Official lottery is a government-sponsored game that offers prizes (typically cash) based on the drawing of numbers. The prize pool can vary from a fixed amount of money to a percentage of ticket sales. Some lotteries are based on a single draw, with a single winner; others have several draws with different winners each week. Normally, the costs of organizing and promoting the lottery, and profits and revenues for the state or sponsor, must be deducted from the pool before the remaining prizes can be awarded to winners.
Lottery games have long been popular and lucrative, providing a painless form of taxation that is not widely resented by the public. However, they have also been controversial for their dependence on a relatively small group of players to generate significant revenue. As Les Bernal, a former anti-state-sponsored gambling advocate at Pew Charitable Trusts has pointed out, it is not uncommon for state lotteries to get 70 or 80 percent of their revenue from 10 percent of their users.
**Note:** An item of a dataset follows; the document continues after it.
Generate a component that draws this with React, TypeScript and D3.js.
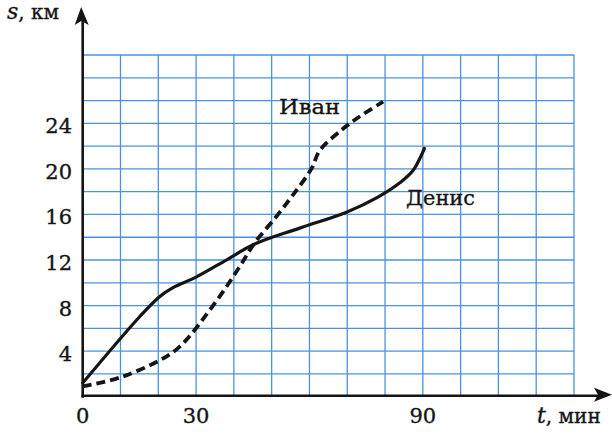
import React from "react";
import * as d3 from "d3";

const denisT = [0, 15, 20.4, 24, 30, 38, 45.5, 57.4, 69.8, 78, 84, 87.5, 90.4];
const denisS = [1.2, 7.0, 8.8, 9.6, 10.5, 12.0, 13.4, 14.8, 16.2, 17.5, 18.8, 19.9, 21.8];

const ivanT = [0, 10, 20.4, 25, 28.5, 32.7, 37.1, 41.5, 45.5, 51.2, 55.6, 60.5, 62.7, 68.8, 73.3, 79.5];
const ivanS = [0.9, 1.7, 3.2, 4.2, 5.4, 7.2, 9.2, 11.4, 13.5, 15.8, 17.7, 20.0, 21.6, 23.5, 24.6, 25.9];

const xTickLabels = [0, 30, 90];
const yTickLabels = [4, 8, 12, 16, 20, 24];

const W = 612;
const H = 434;
const FONT = "'DejaVu Serif', 'Liberation Serif', serif";

export default function App() {
  const x = d3.scaleLinear().domain([0, 130]).range([82.7, 574]);
  const y = d3.scaleLinear().domain([0, 30]).range([396.7, 55]);
  const xGrid = d3.range(10, 131, 10);
  const yGrid = d3.range(2, 31, 2);
  const line = d3
    .line<[number, number]>()
    .x((d) => x(d[0]))
    .y((d) => y(d[1]))
    .curve(d3.curveCatmullRom.alpha(0.5));
  const denis = denisT.map((t, i) => [t, denisS[i]] as [number, number]);
  const ivan = ivanT.map((t, i) => [t, ivanS[i]] as [number, number]);
  const grid = "#4a93dc";
  const ink = "#151515";
  const x0 = x(0);
  const y0 = y(0);
  return (
    <svg
      width={W}
      height={H}
      style={{ position: "absolute", left: 0, top: 0, background: "#fff" }}
    >
      <g>
        {xGrid.map((v) => (
          <line key={"xg" + v} x1={x(v)} x2={x(v)} y1={y(0)} y2={y(30)} stroke={grid} strokeWidth={1.3} />
        ))}
        {yGrid.map((v) => (
          <line key={"yg" + v} x1={x(0)} x2={x(130)} y1={y(v)} y2={y(v)} stroke={grid} strokeWidth={1.3} />
        ))}
      </g>
      <path d={line(denis) || ""} fill="none" stroke={ink} strokeWidth={3.2} strokeLinecap="round" />
      <path d={line(ivan) || ""} fill="none" stroke={ink} strokeWidth={3.8} strokeDasharray="9 5" />
      {/* axes */}
      <line x1={x0} x2={x0} y1={y0 + 1} y2={20} stroke={ink} strokeWidth={2.6} />
      <path d={`M${x0 - 1.5},7 L${x0 + 6},25 L${x0 - 1.5},21 L${x0 - 8},25 Z`} fill={ink} />
      <line x1={x0 - 1.2} x2={598} y1={y0 - 1} y2={y0 - 1} stroke={ink} strokeWidth={2.6} />
      <path d={`M612,${y0 - 2} L594,${y0 - 9} L598,${y0 - 2} L594,${y0 + 5} Z`} fill={ink} />
      {/* tick labels */}
      <g fontFamily={FONT} fill={ink} stroke={ink} strokeWidth={0.35}>
        {xTickLabels.map((v) => (
          <text key={"xl" + v} x={x(v)} y={423} textAnchor="middle" fontSize={21}>
            {v}
          </text>
        ))}
        {yTickLabels.map((v) => (
          <text key={"yl" + v} x={72} y={y(v) + 10} textAnchor="end" fontSize={21}>
            {v}
          </text>
        ))}
        <text x={7} y={19} fontSize={20}>
          <tspan fontStyle="italic" fontSize={22}>s</tspan>, км
        </text>
        <text x={537} y={423} fontSize={20}>
          <tspan fontStyle="italic" fontSize={22}>t</tspan>, мин
        </text>
        <text x={279} y={114} fontSize={21} textLength={61} lengthAdjust="spacingAndGlyphs">
          Иван
        </text>
        <text x={406} y={205} fontSize={21} textLength={69} lengthAdjust="spacingAndGlyphs">
          Денис
        </text>
      </g>
    </svg>
  );
}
The first recorded lotteries were held in the Low Countries in the 15th century, raising funds to build town fortifications and to help the poor. During the French and Indian Wars, lotteries were a common funding tool for private ventures as well as public projects, including roads, canals, churches, and colleges. Benjamin Franklin ran a lottery to raise money for the creation of the Philadelphia militia in 1748 and George Washington ran one to fund a road over a mountain pass in Virginia in 1767.